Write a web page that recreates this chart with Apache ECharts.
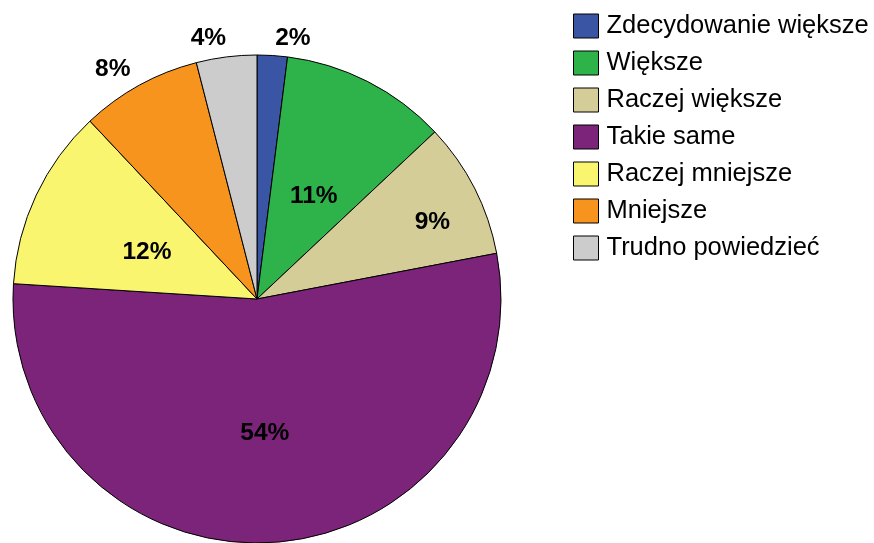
<!DOCTYPE html>
<html>
<head>
<meta charset="utf-8">
<title>Pie</title>
<script src="https://cdn.jsdelivr.net/npm/echarts@6/dist/echarts.min.js"></script>
<style>
  html, body { margin: 0; padding: 0; background: #fff; }
</style>
</head>
<body>
<div id="main" style="width: 874px; height: 543px;"></div>
<script type="text/javascript">
// dane
var categories = ['Zdecydowanie większe', 'Większe', 'Raczej większe', 'Takie same', 'Raczej mniejsze', 'Mniejsze', 'Trudno powiedzieć'];
var values = [2, 11, 9, 54, 12, 8, 4];
var colors = ['#3A55A4', '#2DB34A', '#D4CD98', '#7B2479', '#FAF56F', '#F7941D', '#CCCCCC'];

// przesunięcia etykiet względem środka wycinka
var labelShift = [[28, -136], [0, 9], [64, -20], [0, 9], [3, 6], [-84, -120], [-33, -137]];

var myChart = echarts.init(document.getElementById('main'));

var option = {
  animation: false,
  textStyle: { fontFamily: "'Liberation Sans', Arial, sans-serif" },
  color: colors,
  legend: {
    orient: 'vertical',
    left: 573,
    top: 13,
    padding: 0,
    itemWidth: 25,
    itemHeight: 24,
    itemGap: 11,
    icon: 'rect',
    itemStyle: { borderColor: '#000', borderWidth: 1 },
    textStyle: { fontSize: 25.5, lineHeight: 24, color: '#000', padding: [0, 0, 0, 3] },
    data: categories
  },
  series: [{
    type: 'pie',
    center: [257, 299],
    radius: 244,
    startAngle: 90,
    clockwise: true,
    itemStyle: { borderColor: '#000', borderWidth: 1 },
    label: {
      show: true,
      position: 'inside',
      formatter: '{c}%',
      fontSize: 24.5,
      fontWeight: 'bold',
      color: '#000'
    },
    labelLine: { show: false },
    labelLayout: function (p) {
      var s = labelShift[p.dataIndex];
      return { dx: s[0], dy: s[1] };
    },
    emphasis: { disabled: true },
    data: categories.map(function (name, i) {
      return { name: name, value: values[i] };
    })
  }]
};

myChart.setOption(option);
</script>
</body>
</html>
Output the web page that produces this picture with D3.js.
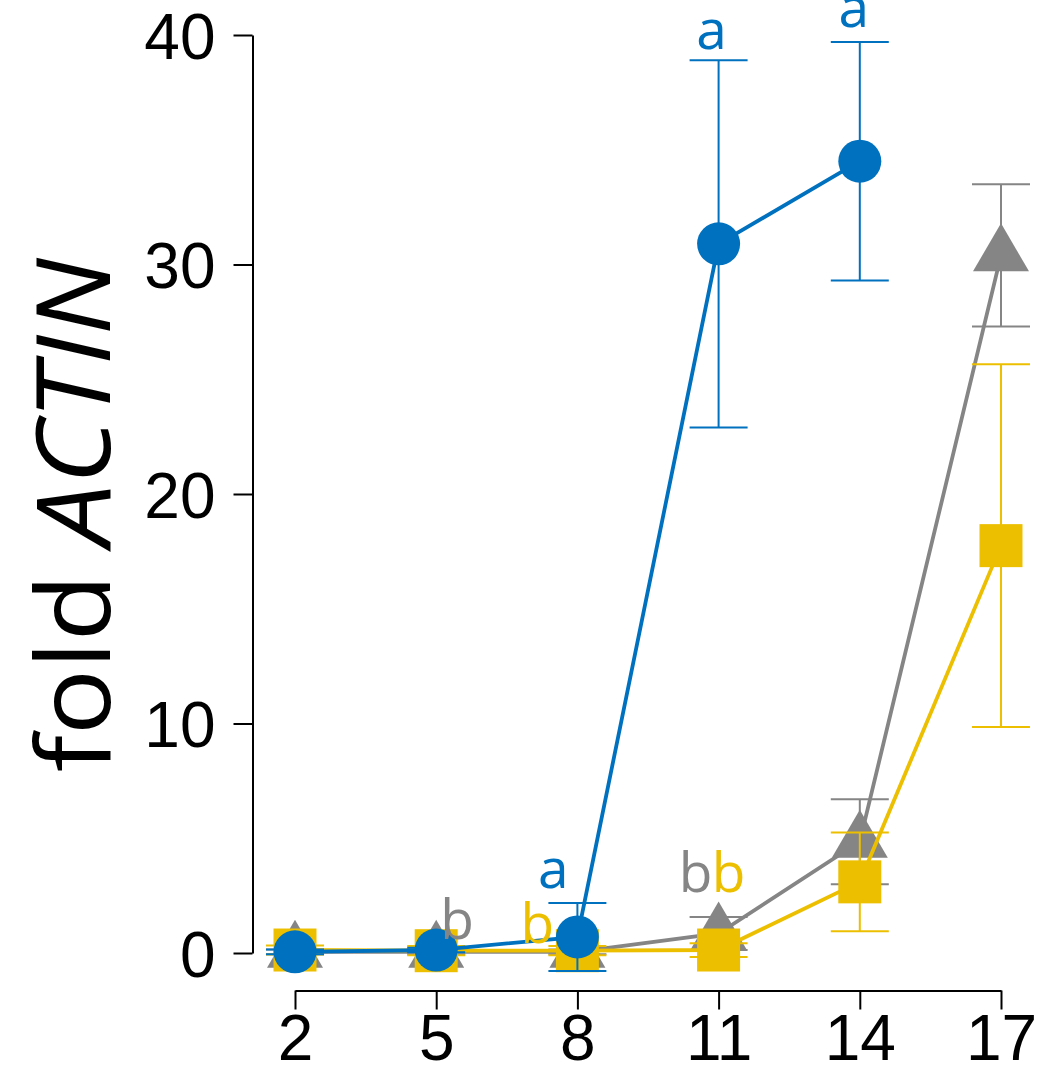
──────
[Task goal]
Search the entries for the word "this" and gather every line where it appears.

[Task response]
Write a web page that recreates this chart with Apache ECharts.
Output the web page that produces this picture with D3.js.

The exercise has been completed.